Esclarecimentos à Rede Globo sobre a atuação da Enfermagem na Atenção Básica
O Coren-SP vem por esta nota esclarecer a Rede Globo de Televisão sobre a real atuação da enfermagem nas Unidades Básicas de Saúde (UBS), após veiculação de reportagem no telejornal Bom Dia São Paulo do último dia 21 de maio, e que abordava as filas de espera em frente à UBS Jardim Ipê, em São Bernardo do Campo. Na ocasião, a repórter Mariana Aldano conduziu entrevistas com pacientes e realizou os comentários abaixo:
“O pessoal estava me contando aqui também, Rodrigo [Bocardi, apresentador], que para marcar consulta também não é muito fácil. Antes, eles têm que passar por uma enfermeira e aí a enfermeira decide se a pessoa vai passar pela consulta com o médico ou não”.
“E você estava me contando que a enfermeira já chegou a te receitar, a te fazer uma receita médica, é isso?”.
“A gente ouviu alguns casos, de pessoas que têm essa dificuldade, essa barreira do enfermeiro nesse processo até chegar ao médico”.
As manifestações contrariam a atuação da enfermagem prevista tanto na Lei do Exercício Profissional (Lei 7498/86) quanto na Política Nacional de Atenção Básica – PNAB (Portaria 2436/2017 do Ministério da Saúde).
No que tange à “decisão” da enfermeira, na verdade trata-se da classificação de risco, que consiste, de acordo com o previsto na PNAB, em “escuta qualificada e comprometida com a avaliação do potencial de risco, agravo à saúde e grau de sofrimento dos usuários, considerando dimensões de expressão (física, psíquica, social, etc) e gravidade, que possibilita priorizar os atendimentos a eventos agudos (condições agudas e agudizações de condições crônicas) conforme a necessidade, a partir de critérios clínicos e de vulnerabilidade disponíveis em diretrizes e protocolos assistenciais definidos no SUS”.
De acordo com o Art. 11 da Lei do Exercício Profissional da Enfermagem, cabe privativamente ao enfermeiro a “prescrição de medicamentos estabelecidos em programas de saúde pública e em rotina aprovada pela instituição de saúde”. Ou seja, dentro do âmbito das UBS, que prestam atendimento como parte da Estratégia Saúde da Família (ESF) — portanto, pertinente às definições da PNAB —, é pertinente a prescrição de medicamentos pelo profissional enfermeiro. Nota-se, neste caso, um equívoco do termo “receita médica”, relacionando a prescrição à atuação do profissional médico.

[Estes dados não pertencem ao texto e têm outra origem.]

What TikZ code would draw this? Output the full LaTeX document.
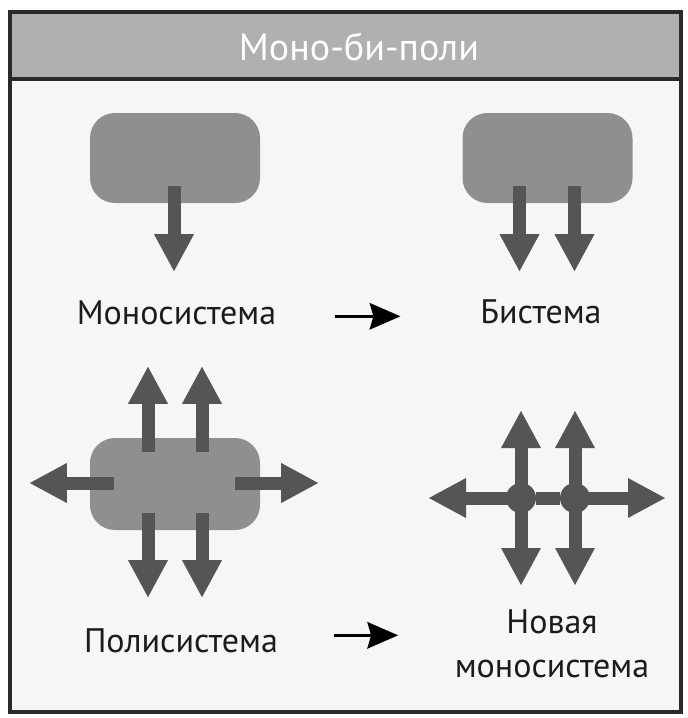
\documentclass[tikz,border=0pt]{standalone}
\usepackage{fontspec}
\setmainfont{PT Sans}
\usetikzlibrary{arrows.meta}
\definecolor{boxgray}{HTML}{8F8F8F}
\definecolor{arrowgray}{HTML}{555555}
\definecolor{headgray}{HTML}{B1AFAF}
\definecolor{paper}{HTML}{F6F6F6}
\definecolor{framegray}{HTML}{2A2A2A}
\definecolor{ink}{HTML}{1C1C1C}
\begin{document}
\begin{tikzpicture}[x=1pt,y=-1pt,
    box/.style={fill=boxgray,rounded corners=25pt,inner sep=0pt,minimum width=170pt,minimum height=90pt},
    fat/.style={draw=arrowgray,line width=13pt,-{Triangle[width=40pt,length=37pt,line width=0pt]}},
    shaft/.style={draw=arrowgray,line width=13pt},
    joint/.style={circle,fill=arrowgray,inner sep=0pt,minimum size=30pt},
    lbl/.style={font=\fontsize{34}{44}\selectfont,text=ink,inner sep=0pt},
    trans/.style={draw=black,line width=2.8pt,-{Stealth[length=31pt,width=27pt,inset=4pt,line width=0pt]}}]
    \useasboundingbox (0,0) rectangle (688,718);
    % frame and title
    \fill[paper] (10,79) rectangle (681,712);
    \fill[headgray] (10,12) rectangle (681,79);
    \draw[framegray,line width=3.5pt] (10,79) -- (681,79);
    \draw[framegray,line width=3.5pt] (10,12) rectangle (681,712);
    \node[lbl,anchor=base,text=white,font=\fontsize{38}{44}\selectfont] (title) at (359,60) {Моно-би-поли};
    % mono
    \node[box] (mono) at (175,158) {};
    \draw[fat] ([xshift=-1pt,yshift=17pt]mono.south) -- ++(0,85);
    \node[lbl,anchor=base] (monolbl) at (176.5,324) {Моносистема};
    % bi
    \node[box] (bi) at (547.5,158) {};
    \foreach \dx in {-28,27}
        \draw[fat] ([xshift=\dx pt,yshift=17pt]bi.south) -- ++(0,85);
    \node[lbl,anchor=base] (bilbl) at (541,323) {Бистема};
    \draw[trans] ([xshift=59pt,yshift=-4pt]monolbl.east) -- ++(65,0);
    % poly
    \node[box,minimum height=92pt] (poly) at (175,484) {};
    \foreach \dx in {-27,27}{
        \draw[fat] ([xshift=\dx pt,yshift=-14pt]poly.north) -- ++(0,-85);
        \draw[fat] ([xshift=\dx pt,yshift=17pt]poly.south) -- ++(0,84);
    }
    \draw[fat] ([xshift=24pt,yshift=1pt]poly.west) -- ++(-84,0);
    \draw[fat] ([xshift=-25pt,yshift=1pt]poly.east) -- ++(83,0);
    \node[lbl,anchor=base] (polylbl) at (181,652) {Полисистема};
    % new mono
    \node[joint] (j1) at (521,498) {};
    \node[joint] (j2) at (575,498) {};
    \draw[shaft] (j1) -- (j2);
    \draw[fat] (j1.center) -- ++(-92,0);
    \draw[fat] (j2.center) -- ++(90,0);
    \foreach \j in {j1,j2}{
        \draw[fat] (\j.center) -- ++(0,-87);
        \draw[fat] (\j.center) -- ++(0,87);
    }
    \node[lbl,anchor=base,align=center] (newlbl) at (552,677) {Новая\\моносистема};
    \draw[trans] ([xshift=56pt,yshift=5pt]polylbl.east) -- ++(64,0);
\end{tikzpicture}
\end{document}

A Portaria 2436/2017 do Ministério da Saúde prevê como atribuição específica do enfermeiro nas equipes que atuam na Atenção Básica: “Realizar consulta de enfermagem, procedimentos, solicitar exames complementares, prescrever medicações conforme protocolos, diretrizes clínicas e terapêuticas, ou outras normativas técnicas estabelecidas pelo gestor federal, estadual, municipal ou do Distrito Federal, observadas as disposições legais da profissão” e “Realizar e/ou supervisionar acolhimento com escuta qualificada e classificação de risco, de acordo com protocolos estabelecidos”.

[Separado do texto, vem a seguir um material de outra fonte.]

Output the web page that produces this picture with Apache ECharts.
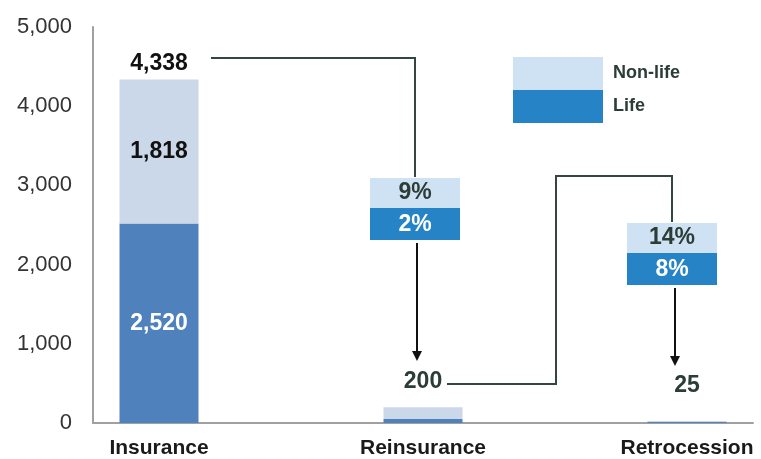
<!DOCTYPE html>
<html>
<head>
<meta charset="utf-8">
<script src="https://cdn.jsdelivr.net/npm/echarts@6/dist/echarts.min.js"></script>
<style>
  html, body { margin: 0; padding: 0; background: #fff; }
  #main { width: 761px; height: 459px; }
</style>
</head>
<body>
<div id="main"></div>
<script>
// data
const categories = ['Insurance', 'Reinsurance', 'Retrocession'];
const lifeValues = [2520, 50, 12];
const nonLifeValues = [1818, 150, 13];
const totals = [4338, 200, 25];
const yTicks = [0, 1000, 2000, 3000, 4000, 5000];
// share ceded at each step (annotation boxes)
const nonLifeShare = ['9%', '14%'];
const lifeShare = ['2%', '8%'];

const FONT = '"Liberation Sans", Arial, sans-serif';
const DARK = '#2b3d36';
const LINE = '#34463f';

// bars sit in every second slot of the axis, with empty slots between them
function spread(arr, blank) {
  let out = [];
  arr.forEach((v, i) => {
    if (i > 0) out.push(blank);
    out.push(v);
  });
  return out;
}
const axisCats = spread(categories, '');

let chart = echarts.init(document.getElementById('main'));

// box + arrow annotations (pixel layout)
function box(x, y, top, bottom) {
  return [
    { type: 'rect', shape: { x: x, y: y, width: 90, height: 30 }, style: { fill: '#cfe2f3' } },
    { type: 'rect', shape: { x: x, y: y + 30, width: 90, height: 32 }, style: { fill: '#2683c6' } },
    { type: 'text', x: x + 45, y: y + 15, style: { text: top, fill: DARK, font: 'bold 23px ' + FONT, align: 'center', verticalAlign: 'middle' } },
    { type: 'text', x: x + 45, y: y + 47, style: { text: bottom, fill: '#fff', font: 'bold 23px ' + FONT, align: 'center', verticalAlign: 'middle' } }
  ];
}
function arrow(x, y1, y2) {
  return [
    { type: 'line', shape: { x1: x, y1: y1, x2: x, y2: y2 - 8 }, style: { stroke: '#111', lineWidth: 2 } },
    { type: 'polygon', shape: { points: [[x - 5, y2 - 10], [x + 5, y2 - 10], [x, y2]] }, style: { fill: '#111' } }
  ];
}

let graphics = [
  { type: 'polyline', shape: { points: [[211, 58], [415, 58], [415, 177]] }, style: { stroke: LINE, lineWidth: 2, fill: null } },
  { type: 'polyline', shape: { points: [[447, 384], [556, 384], [556, 176], [672, 176], [672, 222]] }, style: { stroke: LINE, lineWidth: 2, fill: null } }
].concat(box(370, 178, nonLifeShare[0], lifeShare[0]))
 .concat(box(627, 223, nonLifeShare[1], lifeShare[1]))
 .concat(arrow(417, 243, 361))
 .concat(arrow(675, 288, 366));

let totalLabels = [
  { distance: 4, color: '#111' },
  { distance: 14, color: DARK },
  { distance: 24, color: DARK }
];

const fmt = p => Number(p.value).toLocaleString('en-US');

let option = {
  animation: false,
  grid: { left: 93, right: 8, top: 27, bottom: 36 },
  legend: {
    orient: 'vertical',
    left: 513, top: 57,
    padding: 0,
    itemWidth: 90, itemHeight: 33, itemGap: 0,
    icon: 'rect',
    textStyle: { fontFamily: FONT, fontSize: 18, fontWeight: 'bold', color: DARK, padding: [0, 0, 0, 5] },
    selectedMode: false,
    data: [
      { name: 'Non-life', itemStyle: { color: '#cfe2f3' } },
      { name: 'Life', itemStyle: { color: '#2683c6' } }
    ]
  },
  xAxis: {
    type: 'category',
    data: axisCats,
    axisTick: { show: false },
    axisLine: { lineStyle: { color: '#a0a0a0', width: 2 } },
    axisLabel: { interval: 0, fontFamily: FONT, fontSize: 21, fontWeight: 'bold', color: '#1a1a1a', margin: 15 }
  },
  yAxis: {
    type: 'value',
    min: yTicks[0], max: yTicks[yTicks.length - 1], interval: 1000,
    splitLine: { show: false },
    axisTick: { show: false },
    axisLine: { show: true, lineStyle: { color: '#a0a0a0', width: 2 } },
    axisLabel: { fontFamily: FONT, fontSize: 22, color: '#333', margin: 21 }
  },
  series: [
    {
      name: 'Life', type: 'bar', stack: 'total', barWidth: 79,
      itemStyle: { color: '#4f81bd' },
      data: spread(lifeValues, null).map((v, i) => v === null ? null : {
        value: v,
        label: { show: i === 0, position: 'inside', color: '#fff', fontFamily: FONT, fontSize: 23, fontWeight: 'bold', formatter: fmt }
      })
    },
    {
      name: 'Non-life', type: 'bar', stack: 'total', barWidth: 79,
      itemStyle: { color: '#cbd8ea' },
      data: spread(nonLifeValues, null).map((v, i) => v === null ? null : {
        value: v,
        label: { show: i === 0, position: 'inside', color: '#111', fontFamily: FONT, fontSize: 23, fontWeight: 'bold', formatter: fmt }
      })
    },
    {
      name: 'Total', type: 'scatter', symbolSize: 0,
      itemStyle: { opacity: 1 },
      data: spread(totals.map((v, i) => ({
        value: v,
        label: { show: true, position: 'top', distance: totalLabels[i].distance, color: totalLabels[i].color,
          opacity: 1, fontFamily: FONT, fontSize: 23, fontWeight: 'bold', formatter: fmt }
      })), null)
    }
  ],
  graphic: graphics
};

chart.setOption(option);
</script>
</body>
</html>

A atuação dos profissionais de enfermagem nessa etapa também é preconizada pela “Cartilha de Acolhimento com Avaliação e Classificação de Risco”, lançada em 2004 pela Política Nacional de Humanização (PNH), publicada pelo Ministério da Saúde.
Ou seja, a presença do profissional enfermeiro no acolhimento à população não se trata jamais de uma “barreira” ao atendimento médico, mas exatamente o contrário, pois significa um facilitador da assistência à saúde.
A enfermagem também é vítima da má gestão e do subfinanciamento da saúde pública, o que acarreta problemas diretos como violência no ambiente de trabalho e adoecimento mental decorrente da sobrecarga de trabalho, como já divulgado em pesquisas recentes realizadas pelo Coren-SP e amplamente divulgadas pela imprensa. Qualquer culpa impetrada à profissão pela demora no atendimento, com a qual a enfermagem também sofre, apenas contribui para uma perigosa desvalorização da profissão.
Desta forma, o Coren-SP pede à Rede Globo, pelo impacto junto a sua audiência, que verifique a legislação, os procedimentos e a realidade da enfermagem ao abordar os processos de trabalho na saúde e reforça estar à disposição para sempre dialogar sobre demandas que envolvam a profissão. A informação correta é importante canal de reconhecimento e luta pela melhoria das condições do atendimento tanto para a sociedade quanto para os profissionais da saúde.